For the following code (full sample below):
_ = ctx.Blogs.Where(x => new[] { 1, 2, 3 }.Contains(x.Id)).ToList();
_ = ctx.Blogs.Where(x => new[] { 1, 2, 3 }.Contains(x.Id)).ToList();
Breaking in CompiledQueryCache.GetOrAddQuery, the query in the cache key has the following debug view:
.Call System.Linq.Queryable.Where(
.Extension<Microsoft.EntityFrameworkCore.Query.EntityQueryRootExpression>,
'(.Lambda #Lambda1<System.Func`2[Blog,System.Boolean]>))

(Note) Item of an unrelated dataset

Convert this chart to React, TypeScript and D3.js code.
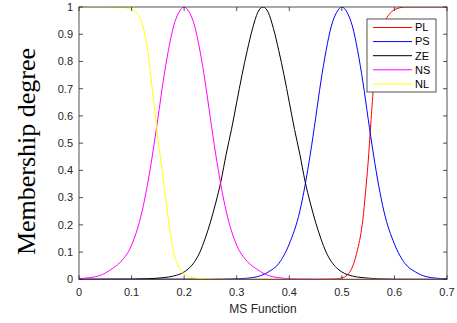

.Lambda #Lambda1<System.Func`2[Blog,System.Boolean]>(Blog $x) {
.Call System.Linq.Enumerable.Contains(
.Constant<System.Int32[]>(System.Int32[]),
$x.Id)
}
The int[] constant in there is the problem... When debug-stepping over the 2nd query invocation, _memoryCache.TryGetValue returns false instead of true. I'm pretty sure that's because in ExpressionEquailtyComparer, CompareConstant just does Equals over the two array constants, which returns false (hash code calculation should have the same problem).
Makes sense?
Full code sample
await using var ctx = new BlogContext();
await ctx.Database.EnsureDeletedAsync();
await ctx.Database.EnsureCreatedAsync();
_ = ctx.Blogs.Where(x => new[] { 1, 2, 3 }.Contains(x.Id)).ToList();
_ = ctx.Blogs.Where(x => new[] { 1, 2, 3 }.Contains(x.Id)).ToList();
public class BlogContext : DbContext
{
public DbSet<Blog> Blogs { get; set; }
protected override void OnConfiguring(DbContextOptionsBuilder optionsBuilder)
=> optionsBuilder
.UseSqlServer(@"Server=localhost;Database=test;User=SA;Password=Abcd5678;Connect Timeout=60;ConnectRetryCount=0;Encrypt=false")
.LogTo(Console.WriteLine, LogLevel.Information)
.EnableSensitiveDataLogging();
}
public class Blog
{
public int Id { get; set; }
public string Name { get; set; }
}
Hi @smitpatel could I ask why the type-bug label was removed?
We shouldn't be doing deep equality comparison in ExpressionEqualityComparer at least for this scenario since it is the entry point for query cache. A deep comparison at this point for all constant can cause a severe perf penalty. We may need to think a different solution. You can extract out array into a parameter in local scope and use that inside query, EF Core will gladly reuse the same query cache entry.
Hi @smitpatel, could you please share more details on the workaround you shared? An example will be appreciated.
var array = new [] { 1, 2, 3 };
var exp = dbContext.TestModels
.Where(x => array.Contains(x.Test))
.Expression;
@smitpatel my thinking is this... If the current (cheap) constant comparison logic returns false, then adding additional logic to check for arrays should be OK perf-wise, since without it we go into full-blown query compilation anyway (cache miss), so the impact of the additional check shouldn't be meaningful. But let's discuss in design (have added needs-design).
That could be good compromise.
@ajcvickers May I know if there will be a fix for this Bug in EF Core 6? This is requested by our premier customer.
@neilzzy It's unlikely, since the workaround is trivial.
One additional thought on this... For the hash code calculation, we may want to exclude constant values altogether:
- This means that all trees with the same structure get stored under the same dictionary bucket, regardless of constant values; so if there are a lot of trees where the only differentiating thing is a constant value, this would be inefficient. However, that scenario pretty much only occurs in the bad dynamic query construction scenario, where constants are mistakenly used instead of a parameter; so I'm not sure this is a real problem.
- It would restrict hash code calculation only to structural Expression elements, and no longer involve potentially arbitrary hash code calculations; this could help performance a bit.
- We would still have to add specific logic in the equality check; but that's zero-impact as discussed before (only done if the basic check fails).